Problem requirements: Return exactly, and only, the lines from the one holding "Convert this chart to Plotly code." through the one holding "fig = go.Figure()", both included; the pictures stay out.

Records with drawing code:
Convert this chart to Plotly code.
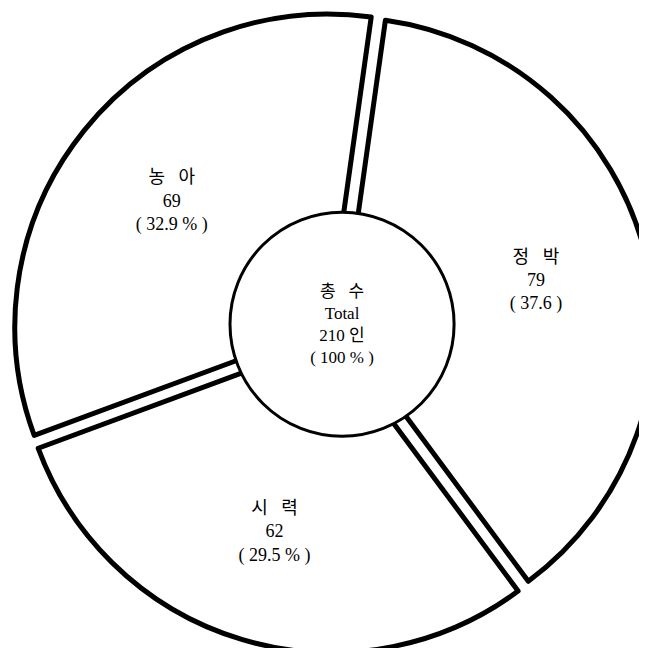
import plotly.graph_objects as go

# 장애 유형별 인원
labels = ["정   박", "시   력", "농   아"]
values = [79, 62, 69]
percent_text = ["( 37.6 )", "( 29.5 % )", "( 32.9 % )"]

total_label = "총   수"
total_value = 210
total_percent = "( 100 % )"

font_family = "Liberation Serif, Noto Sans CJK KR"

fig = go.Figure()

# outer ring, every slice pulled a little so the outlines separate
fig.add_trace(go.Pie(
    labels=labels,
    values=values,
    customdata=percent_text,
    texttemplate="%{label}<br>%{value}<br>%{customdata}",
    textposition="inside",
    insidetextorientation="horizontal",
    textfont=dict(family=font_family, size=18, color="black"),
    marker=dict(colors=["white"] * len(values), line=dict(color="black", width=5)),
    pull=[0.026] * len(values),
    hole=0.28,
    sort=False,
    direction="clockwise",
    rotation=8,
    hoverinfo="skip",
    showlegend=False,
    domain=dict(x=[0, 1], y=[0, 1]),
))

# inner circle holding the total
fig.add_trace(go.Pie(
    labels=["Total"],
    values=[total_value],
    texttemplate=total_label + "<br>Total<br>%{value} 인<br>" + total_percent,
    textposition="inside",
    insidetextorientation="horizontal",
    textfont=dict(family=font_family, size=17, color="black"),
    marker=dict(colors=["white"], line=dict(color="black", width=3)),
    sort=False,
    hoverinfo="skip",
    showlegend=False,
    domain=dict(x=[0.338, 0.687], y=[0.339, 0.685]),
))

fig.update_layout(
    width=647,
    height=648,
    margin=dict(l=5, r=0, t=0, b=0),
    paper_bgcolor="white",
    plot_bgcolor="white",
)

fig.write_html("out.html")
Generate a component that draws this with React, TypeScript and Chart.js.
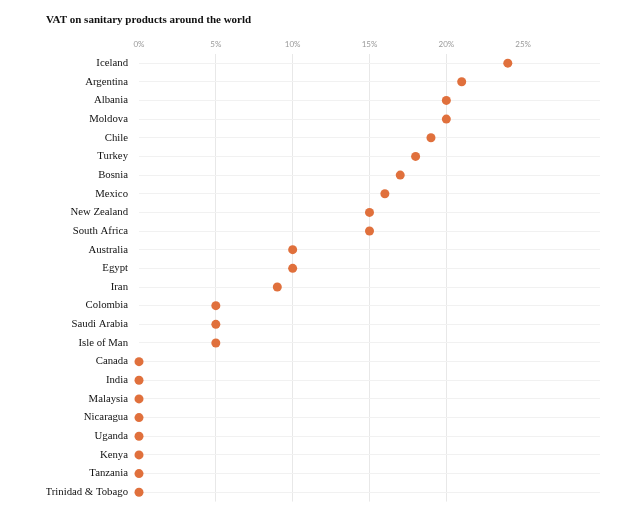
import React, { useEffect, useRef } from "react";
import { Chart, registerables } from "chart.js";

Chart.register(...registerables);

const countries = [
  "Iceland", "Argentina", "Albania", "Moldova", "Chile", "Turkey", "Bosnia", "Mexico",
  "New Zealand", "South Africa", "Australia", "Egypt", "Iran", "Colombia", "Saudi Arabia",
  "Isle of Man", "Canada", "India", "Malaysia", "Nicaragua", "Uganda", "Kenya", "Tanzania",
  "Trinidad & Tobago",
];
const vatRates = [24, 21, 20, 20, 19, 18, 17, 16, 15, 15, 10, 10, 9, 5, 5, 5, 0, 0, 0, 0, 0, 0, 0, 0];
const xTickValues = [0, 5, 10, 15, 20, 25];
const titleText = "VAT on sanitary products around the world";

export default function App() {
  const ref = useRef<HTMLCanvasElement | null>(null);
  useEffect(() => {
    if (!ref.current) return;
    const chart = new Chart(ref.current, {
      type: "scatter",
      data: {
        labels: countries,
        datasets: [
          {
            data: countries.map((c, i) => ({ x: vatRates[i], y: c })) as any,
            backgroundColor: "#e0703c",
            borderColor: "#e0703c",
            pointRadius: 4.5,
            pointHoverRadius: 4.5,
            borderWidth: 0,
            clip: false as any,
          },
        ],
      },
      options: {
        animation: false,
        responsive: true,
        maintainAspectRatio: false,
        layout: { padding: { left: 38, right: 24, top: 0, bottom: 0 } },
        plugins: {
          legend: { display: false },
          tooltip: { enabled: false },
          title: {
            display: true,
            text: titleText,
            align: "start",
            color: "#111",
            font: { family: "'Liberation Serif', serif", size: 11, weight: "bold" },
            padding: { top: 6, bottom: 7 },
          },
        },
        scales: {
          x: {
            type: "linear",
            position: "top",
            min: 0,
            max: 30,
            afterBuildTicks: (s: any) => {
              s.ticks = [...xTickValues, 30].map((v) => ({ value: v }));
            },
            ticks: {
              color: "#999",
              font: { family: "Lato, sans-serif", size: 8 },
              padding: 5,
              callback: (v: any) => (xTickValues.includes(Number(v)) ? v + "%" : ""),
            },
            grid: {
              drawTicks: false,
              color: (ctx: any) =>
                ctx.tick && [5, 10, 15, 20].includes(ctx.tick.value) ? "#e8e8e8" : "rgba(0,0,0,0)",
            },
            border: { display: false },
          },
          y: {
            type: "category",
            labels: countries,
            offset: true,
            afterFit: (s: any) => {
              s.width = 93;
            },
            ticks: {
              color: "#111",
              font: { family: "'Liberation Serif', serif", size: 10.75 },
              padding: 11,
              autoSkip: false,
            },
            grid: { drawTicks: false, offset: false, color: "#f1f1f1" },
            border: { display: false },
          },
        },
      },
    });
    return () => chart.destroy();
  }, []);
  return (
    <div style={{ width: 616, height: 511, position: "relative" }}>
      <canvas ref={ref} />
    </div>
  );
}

--

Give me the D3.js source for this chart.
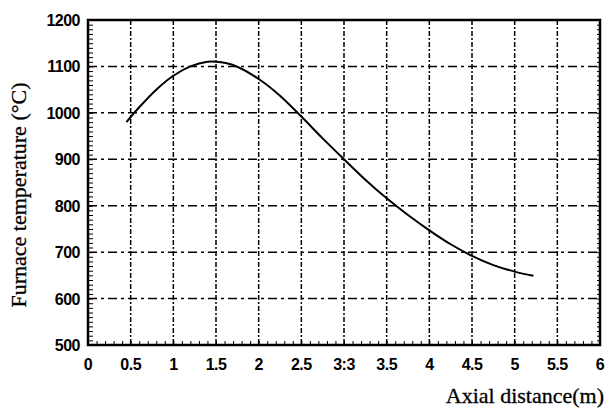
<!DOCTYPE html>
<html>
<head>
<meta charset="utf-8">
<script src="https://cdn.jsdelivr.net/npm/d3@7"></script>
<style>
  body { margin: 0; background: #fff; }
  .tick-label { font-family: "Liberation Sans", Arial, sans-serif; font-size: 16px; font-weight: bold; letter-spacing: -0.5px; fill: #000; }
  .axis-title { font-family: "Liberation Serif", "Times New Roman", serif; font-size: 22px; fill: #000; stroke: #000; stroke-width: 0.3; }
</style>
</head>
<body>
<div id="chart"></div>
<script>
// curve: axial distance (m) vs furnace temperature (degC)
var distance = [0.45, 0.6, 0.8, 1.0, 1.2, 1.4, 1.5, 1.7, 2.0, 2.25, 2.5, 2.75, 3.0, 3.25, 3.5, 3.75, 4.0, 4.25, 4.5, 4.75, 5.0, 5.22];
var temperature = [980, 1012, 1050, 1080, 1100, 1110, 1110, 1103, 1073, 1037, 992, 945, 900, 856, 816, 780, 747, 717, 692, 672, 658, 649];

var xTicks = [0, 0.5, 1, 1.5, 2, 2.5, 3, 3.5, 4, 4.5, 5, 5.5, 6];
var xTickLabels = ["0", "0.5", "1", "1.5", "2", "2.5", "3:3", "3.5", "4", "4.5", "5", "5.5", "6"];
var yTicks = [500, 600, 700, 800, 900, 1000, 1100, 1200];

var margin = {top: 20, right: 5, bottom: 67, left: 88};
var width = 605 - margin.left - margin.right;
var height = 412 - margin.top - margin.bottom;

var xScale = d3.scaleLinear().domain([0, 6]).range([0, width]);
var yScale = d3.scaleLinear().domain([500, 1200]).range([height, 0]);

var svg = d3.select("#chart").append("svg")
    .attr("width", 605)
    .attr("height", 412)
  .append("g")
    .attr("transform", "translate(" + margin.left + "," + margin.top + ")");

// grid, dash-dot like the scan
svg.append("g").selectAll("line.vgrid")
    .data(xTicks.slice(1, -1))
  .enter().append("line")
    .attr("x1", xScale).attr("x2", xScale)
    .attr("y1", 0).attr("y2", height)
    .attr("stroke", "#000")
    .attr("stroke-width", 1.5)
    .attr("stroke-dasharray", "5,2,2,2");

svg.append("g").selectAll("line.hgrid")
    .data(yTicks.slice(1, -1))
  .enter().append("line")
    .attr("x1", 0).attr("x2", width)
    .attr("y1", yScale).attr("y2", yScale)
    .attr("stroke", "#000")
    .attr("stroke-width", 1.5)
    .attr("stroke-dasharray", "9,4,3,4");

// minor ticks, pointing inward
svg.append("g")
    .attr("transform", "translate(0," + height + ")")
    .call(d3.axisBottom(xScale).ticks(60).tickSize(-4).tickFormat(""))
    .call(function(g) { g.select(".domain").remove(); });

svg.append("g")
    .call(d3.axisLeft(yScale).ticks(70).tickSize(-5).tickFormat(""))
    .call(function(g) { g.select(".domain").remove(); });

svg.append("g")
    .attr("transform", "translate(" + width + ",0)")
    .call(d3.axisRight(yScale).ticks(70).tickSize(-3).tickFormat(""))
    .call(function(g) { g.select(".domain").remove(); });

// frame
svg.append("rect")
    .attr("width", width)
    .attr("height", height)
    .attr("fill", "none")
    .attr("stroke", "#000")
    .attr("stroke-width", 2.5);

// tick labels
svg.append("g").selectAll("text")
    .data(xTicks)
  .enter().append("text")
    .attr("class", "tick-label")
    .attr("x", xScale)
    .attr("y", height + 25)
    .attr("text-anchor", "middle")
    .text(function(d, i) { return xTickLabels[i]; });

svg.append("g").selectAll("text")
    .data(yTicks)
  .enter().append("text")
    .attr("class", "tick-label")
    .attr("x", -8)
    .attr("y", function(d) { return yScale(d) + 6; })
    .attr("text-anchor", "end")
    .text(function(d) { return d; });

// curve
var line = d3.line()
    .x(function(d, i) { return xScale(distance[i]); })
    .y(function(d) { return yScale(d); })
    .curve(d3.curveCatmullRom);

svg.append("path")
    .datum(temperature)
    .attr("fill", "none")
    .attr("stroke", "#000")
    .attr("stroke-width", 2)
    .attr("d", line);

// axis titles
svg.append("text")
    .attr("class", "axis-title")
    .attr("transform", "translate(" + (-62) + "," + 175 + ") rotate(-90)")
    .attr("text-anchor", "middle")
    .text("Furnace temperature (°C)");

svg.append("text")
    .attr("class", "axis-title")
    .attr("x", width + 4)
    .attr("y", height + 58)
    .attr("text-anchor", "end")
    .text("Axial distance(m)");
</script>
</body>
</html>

Response:
Convert this chart to Plotly code.
import plotly.graph_objects as go

# 장애 유형별 인원
labels = ["정   박", "시   력", "농   아"]
values = [79, 62, 69]
percent_text = ["( 37.6 )", "( 29.5 % )", "( 32.9 % )"]

total_label = "총   수"
total_value = 210
total_percent = "( 100 % )"

font_family = "Liberation Serif, Noto Sans CJK KR"

fig = go.Figure()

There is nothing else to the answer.